Skip to main content

Construction of Hugh Keenleyside Dam

A colour photograph showing a dam under construction. A paved road is in the foreground, with a lone fir tree in the middle.

Hugh Keenleyside Dam under construction, July 1966. Arrow Lakes Historical Society photograph 2014.026.585. Photographer: Ellis Anderson.

Construction of the Hugh Keenleyside Dam finished six months ahead of schedule. The dam was declared operational on October 10, 1968.

The dam towered 52m high, just upstream from Castlegar. It was initially built as a storage dam, in part to end the annual threat of flood damage in B.C., Washington, and Oregon, and in part to control stored water released to Americans for increased power generation at the Grand Coulee Dam in Washington and other power plants on the mid-Columbia River.

A birds-eye-view panoramic photograph of the dam under construction. The image shows the construction site, the dam, the water, and the mountains on the other side.

Hugh Keenleyside Dam continues to take shape. December 1967. Arrow Lakes Historical Society photograph 2018.027.9.2. Photographer: Wilf Hewat.

The Hugh Keenleyside Dam controls a drainage area of 3,650,000 hectares and holds back the seasonal snow melt from the Arrow Lakes. The release of the 8.8 billion cubic m (7.1 million acre-ft.) of live storage is controlled by four sluiceways and eight low-level ports.

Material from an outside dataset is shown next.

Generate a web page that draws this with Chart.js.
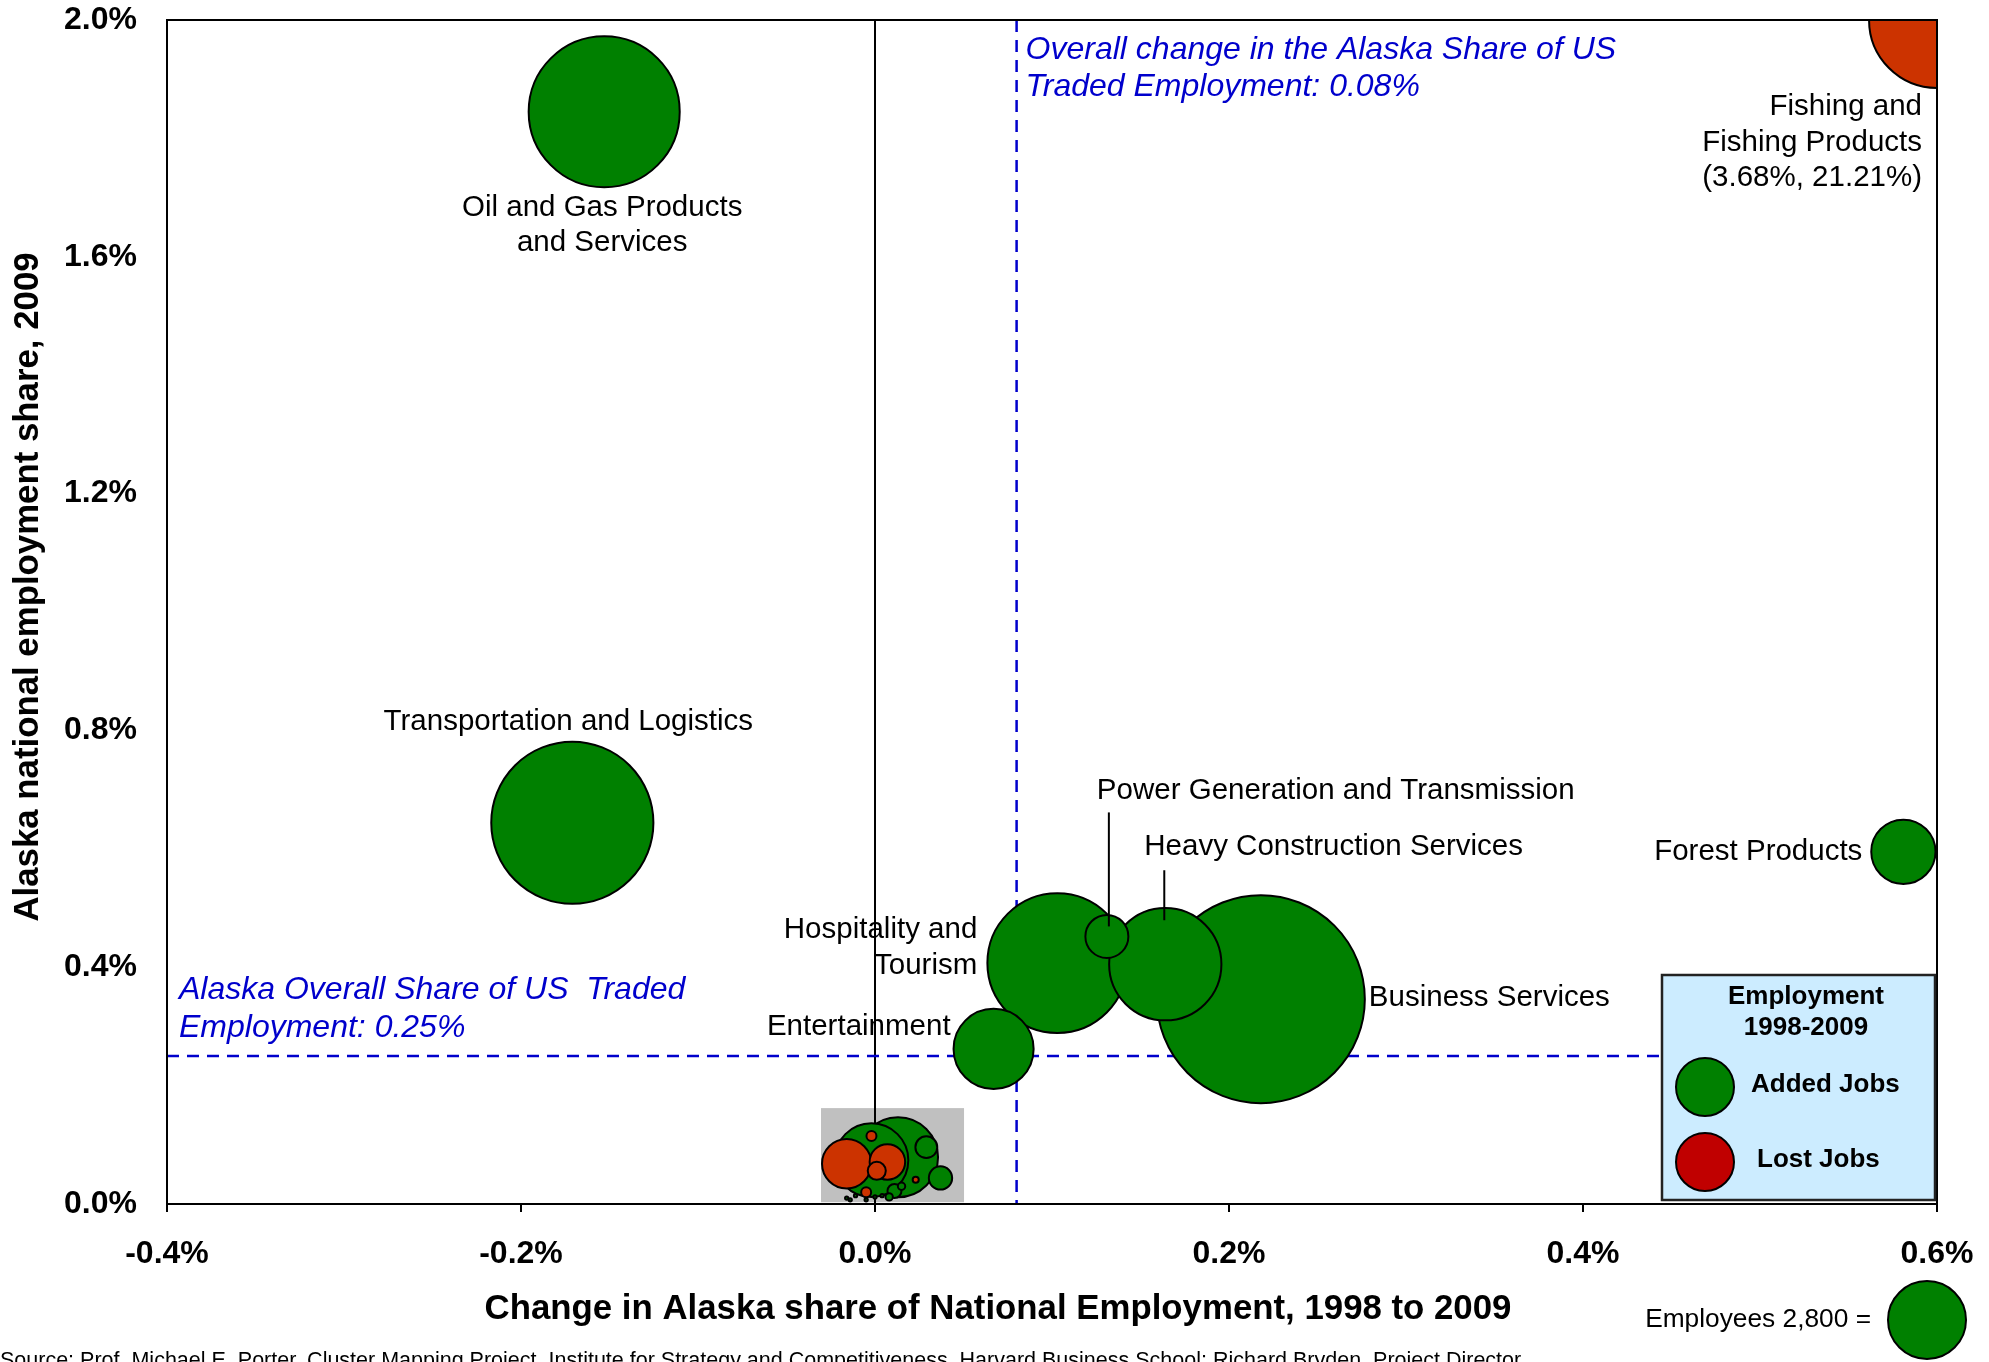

A close-up photograph of the dam under construction, nearly complete. People and construction vehicles are on the dam.

Construction of the Hugh Keenleyside Dam nears completion, 1968. Arrow Lakes Historical Society photograph 2018.027.9.6. Photographer: Wilf Hewat.

After controversy in the early 1960s over the dam’s location between the log supply and a major mill owned by Celgar, BC Hydro redesigned the dam to allow for the movement of log booms and pleasure boats through the dam.

The Columbia Power Corporation designed a 185 MW hydroelectric powerplant in 2002, to make use of some treaty flows.

A colour photograph of a group of people rowing a canoe through the dam locks. Some logs sit in the water to the left of the canoe. Mountains can be seen through the open end of the lock gates.

Sinixt Canoe Journey in the Locks at Hugh Keenleyside Dam, 2022. Mike Graeme Photography.